BEGIN MATERIAL PROVIDED

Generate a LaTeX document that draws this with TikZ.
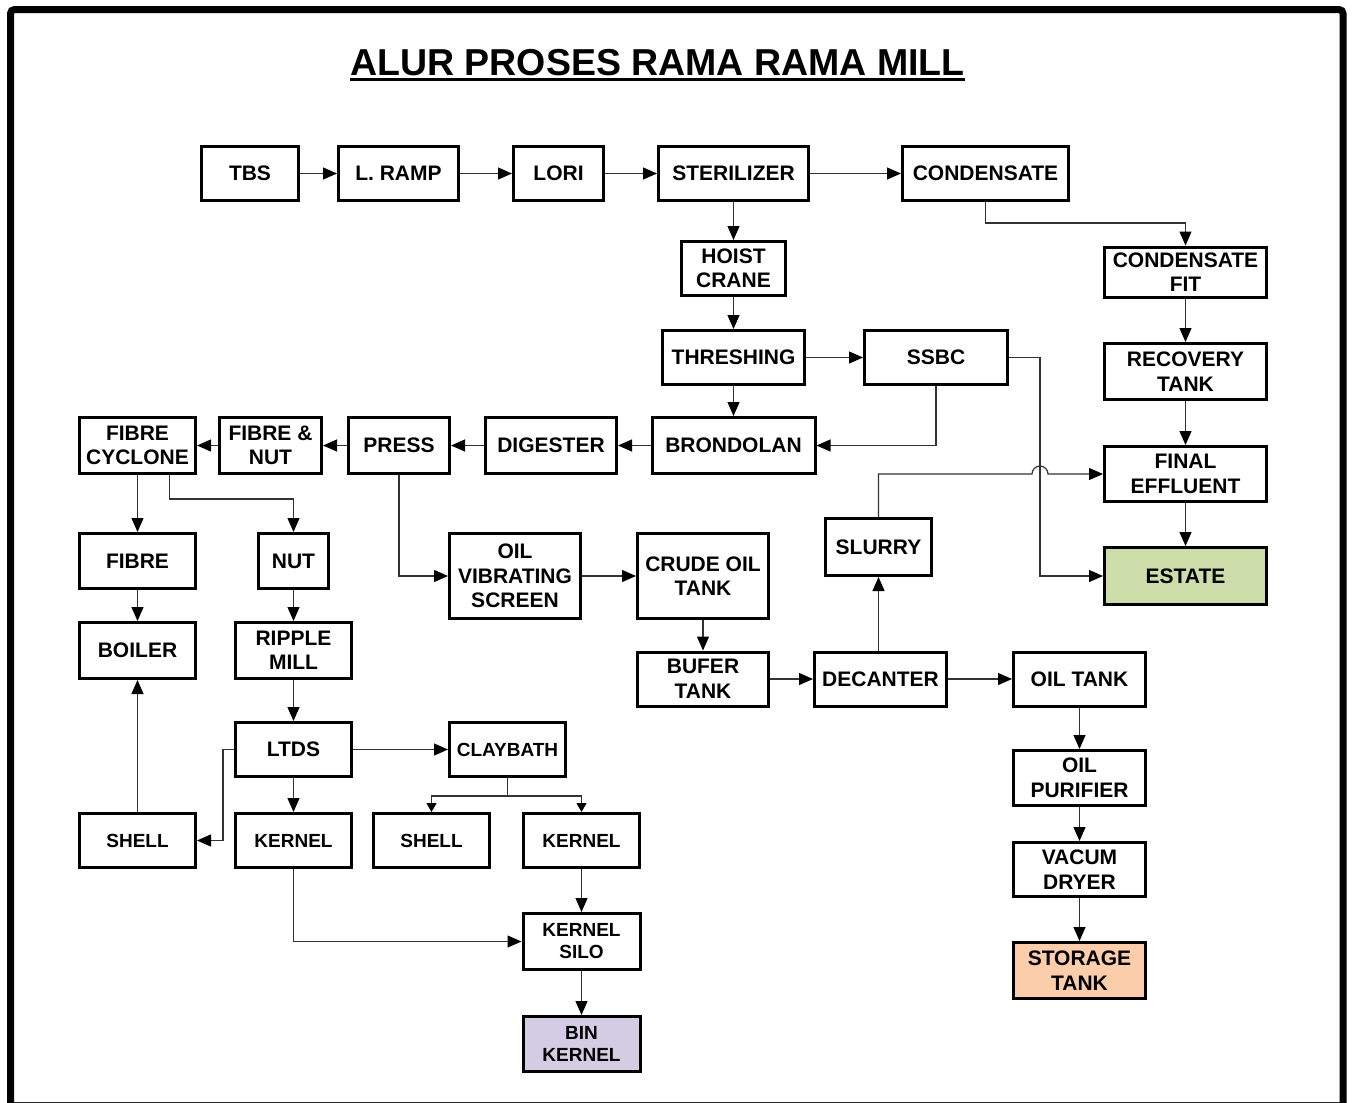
\documentclass[tikz,border=0pt]{standalone}
\usepackage{fontspec}
\setmainfont{Liberation Sans}
\usepackage{tikz}
\usetikzlibrary{arrows.meta, positioning}

\definecolor{estategreen}{RGB}{204,221,170}
\definecolor{storagepeach}{RGB}{251,205,170}
\definecolor{binlilac}{RGB}{211,204,226}

\begin{document}
\begin{tikzpicture}[
  x=1pt, y=-1pt,
  stage/.style={draw, line width=3pt, align=center, inner sep=0pt,
    minimum height=54pt, font=\fontsize{21}{24.5}\selectfont\bfseries},
  minor/.style={stage, font=\fontsize{19}{22}\selectfont\bfseries},
  flow/.style={draw=black!80, line width=1.2pt,
    -{Triangle[length=14pt, width=12pt, color=black]}},
  twig/.style={flow, -{Triangle[length=9pt, width=10pt, color=black]}},
  ]
  \useasboundingbox (0,0) rectangle (1353,1103);

  % --- page frame ---
  \draw[line width=7pt, rounded corners=4pt] (10.5,9.5) rectangle (1343,1115);
  \draw[line width=1pt, black!85] (14,1102) -- (1340,1102);

  % --- title ---
  \node[anchor=base, inner sep=0pt, font=\fontsize{37.5}{40}\selectfont\bfseries]
    (title) at (657.5,75) {ALUR PROSES RAMA RAMA MILL};
  \draw[line width=3pt] ([yshift=-4.5pt]title.base west) -- ([yshift=-4.5pt]title.base east);

  % --- receiving line ---
  \node[stage, minimum width=97pt]  (tbs)    at (250,173.5)   {TBS};
  \node[stage, minimum width=120pt] (lramp)  at (398.5,173.5) {L. RAMP};
  \node[stage, minimum width=90pt]  (lori)   at (558.5,173.5) {LORI};
  \node[stage, minimum width=150pt] (steril) at (733.5,173.5) {STERILIZER};
  \node[stage, minimum width=166pt] (cond)   at (985.5,173.5) {CONDENSATE};

  \node[stage, minimum width=104pt] (hoist)  at (733.5,268.5) {HOIST\\CRANE};
  \node[stage, minimum width=142pt] (thresh) at (733.5,357.5) {THRESHING};
  \node[stage, minimum width=143pt] (ssbc)   at (936,357.5)   {SSBC};

  % --- effluent column ---
  \node[stage, minimum width=162pt, minimum height=50pt] (condfit) at (1185.5,272) {CONDENSATE\\FIT};
  \node[stage, minimum width=162pt, minimum height=56pt] (recov)   at (1185.5,371.5) {RECOVERY\\TANK};
  \node[stage, minimum width=162pt, minimum height=55pt] (feff)    at (1185.5,474) {FINAL\\EFFLUENT};
  \node[stage, minimum width=162pt, minimum height=57pt, fill=estategreen] (estate) at (1185.5,576) {ESTATE};

  % --- pressing line ---
  \node[stage, minimum width=116pt, minimum height=56pt] (fcyc) at (137.5,445.5) {FIBRE\\CYCLONE};
  \node[stage, minimum width=102pt, minimum height=56pt] (fnut) at (270.5,445.5) {FIBRE \&\\NUT};
  \node[stage, minimum width=101pt, minimum height=56pt] (press)  at (399,445.5) {PRESS};
  \node[stage, minimum width=131pt, minimum height=56pt] (digest) at (551,445.5) {DIGESTER};
  \node[stage, minimum width=163pt, minimum height=56pt] (brond)  at (733.5,445.5) {BRONDOLAN};

  % --- oil line ---
  \node[stage, minimum width=131pt, minimum height=85pt] (ovs)   at (515,576) {OIL\\VIBRATING\\SCREEN};
  \node[stage, minimum width=131pt, minimum height=85pt] (crude) at (703,576) {CRUDE OIL\\TANK};
  \node[stage, minimum width=106pt, minimum height=57pt] (slurry) at (878.5,547) {SLURRY};
  \node[stage, minimum width=131pt] (bufer)   at (703,679)    {BUFER\\TANK};
  \node[stage, minimum width=132pt] (decant)  at (880.5,679)  {DECANTER};
  \node[stage, minimum width=132pt] (oiltank) at (1079.5,679) {OIL TANK};
  \node[stage, minimum width=132pt, minimum height=55pt] (purif) at (1079.5,778) {OIL\\PURIFIER};
  \node[stage, minimum width=132pt] (vacum) at (1079.5,869.5) {VACUM\\DRYER};
  \node[stage, minimum width=132pt, minimum height=56pt, fill=storagepeach] (storage) at (1079.5,970.5) {STORAGE\\TANK};

  % --- fibre and nut line ---
  \node[stage, minimum width=116pt, minimum height=55pt] (fibre)  at (137.5,561) {FIBRE};
  \node[stage, minimum width=70pt,  minimum height=55pt] (nut)    at (293.5,561) {NUT};
  \node[stage, minimum width=116pt, minimum height=56pt] (boiler) at (137.5,650.5) {BOILER};
  \node[stage, minimum width=116pt, minimum height=56pt] (ripple) at (293.5,650.5) {RIPPLE\\MILL};
  \node[stage, minimum width=116pt] (ltds) at (293.5,749.5) {LTDS};
  \node[minor, minimum width=116pt] (clay)   at (507.5,749.5) {CLAYBATH};
  \node[minor, minimum width=116pt] (shell1) at (137.5,840.5) {SHELL};
  \node[minor, minimum width=116pt] (kern1)  at (293.5,840.5) {KERNEL};
  \node[minor, minimum width=116pt] (shell2) at (431.5,840.5) {SHELL};
  \node[minor, minimum width=116pt] (kern2)  at (581.5,840.5) {KERNEL};
  \node[minor, minimum width=117pt, minimum height=56pt] (ksilo) at (581.5,941.5) {KERNEL\\SILO};
  \node[minor, minimum width=117pt, minimum height=55pt, fill=binlilac] (bin) at (581.5,1044) {BIN\\KERNEL};

  % --- connectors ---
  \draw[flow] (tbs) -- (lramp);
  \draw[flow] (lramp) -- (lori);
  \draw[flow] (lori) -- (steril);
  \draw[flow] (steril) -- (cond);
  \draw[flow] (steril) -- (hoist);
  \draw[flow] (cond.south) -- ++(0,21) -| (condfit.north);
  \draw[flow] (hoist) -- (thresh);
  \draw[flow] (condfit) -- (recov);
  \draw[flow] (recov) -- (feff);
  \draw[flow] (feff) -- (estate);
  \draw[flow] (thresh) -- (ssbc);
  \draw[flow] (thresh) -- (brond);
  \draw[flow] (ssbc.south) |- (brond.east);

  \coordinate (ssbcturn) at ([xshift=31pt]ssbc.east);
  \draw[flow] (ssbc.east) -- (ssbcturn) |- (estate.west);
  % slurry line hops over the SSBC line
  \draw[flow] (slurry.north) -- (slurry.north |- feff.west)
    -- ([xshift=-8pt]ssbcturn |- feff.west)
    arc[start angle=180, end angle=0, radius=8pt] -- (feff.west);

  \draw[flow] (brond) -- (digest);
  \draw[flow] (digest) -- (press);
  \draw[flow] (press) -- (fnut);
  \draw[flow] (fnut) -- (fcyc);
  \draw[flow] (press.south) |- (ovs.west);
  \draw[flow] (ovs) -- (crude);
  \draw[flow] (crude) -- (bufer);
  \draw[flow] (bufer) -- (decant);
  \draw[flow] (decant) -- (oiltank);
  \draw[flow] (slurry.south |- decant.north) -- (slurry.south);
  \draw[flow] (oiltank) -- (purif);
  \draw[flow] (purif) -- (vacum);
  \draw[flow] (vacum) -- (storage);

  \draw[flow] (fcyc) -- (fibre);
  \draw[flow] ([xshift=32pt]fcyc.south) -- ++(0,24) -| (nut.north);
  \draw[flow] (fibre) -- (boiler);
  \draw[flow] (nut) -- (ripple);
  \draw[flow] (ripple) -- (ltds);
  \draw[flow] (ltds) -- (clay);
  \draw[flow] (ltds) -- (kern1);
  \draw[flow] (ltds.west) -- ++(-11,0) |- (shell1.east);
  \draw[flow] (shell1) -- (boiler);
  \draw[twig] (clay.south) -- ++(0,18) -| (shell2.north);
  \draw[twig] (clay.south) -- ++(0,18) -| (kern2.north);
  \draw[flow] (kern2) -- (ksilo);
  \draw[flow] (kern1.south) |- (ksilo.west);
  \draw[flow] (ksilo) -- (bin);

\end{tikzpicture}
\end{document}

END MATERIAL PROVIDED

== EXERCISE GOAL ==
Repeat, exactly and in full, each line from the start of the data to the line that contains "(14,1102) -- (1340,1102);". Pictures do not go in.

== TASK SOLUTION ==
Generate a LaTeX document that draws this with TikZ.
\documentclass[tikz,border=0pt]{standalone}
\usepackage{fontspec}
\setmainfont{Liberation Sans}
\usepackage{tikz}
\usetikzlibrary{arrows.meta, positioning}

\definecolor{estategreen}{RGB}{204,221,170}
\definecolor{storagepeach}{RGB}{251,205,170}
\definecolor{binlilac}{RGB}{211,204,226}

\begin{document}
\begin{tikzpicture}[
  x=1pt, y=-1pt,
  stage/.style={draw, line width=3pt, align=center, inner sep=0pt,
    minimum height=54pt, font=\fontsize{21}{24.5}\selectfont\bfseries},
  minor/.style={stage, font=\fontsize{19}{22}\selectfont\bfseries},
  flow/.style={draw=black!80, line width=1.2pt,
    -{Triangle[length=14pt, width=12pt, color=black]}},
  twig/.style={flow, -{Triangle[length=9pt, width=10pt, color=black]}},
  ]
  \useasboundingbox (0,0) rectangle (1353,1103);

  % --- page frame ---
  \draw[line width=7pt, rounded corners=4pt] (10.5,9.5) rectangle (1343,1115);
  \draw[line width=1pt, black!85] (14,1102) -- (1340,1102);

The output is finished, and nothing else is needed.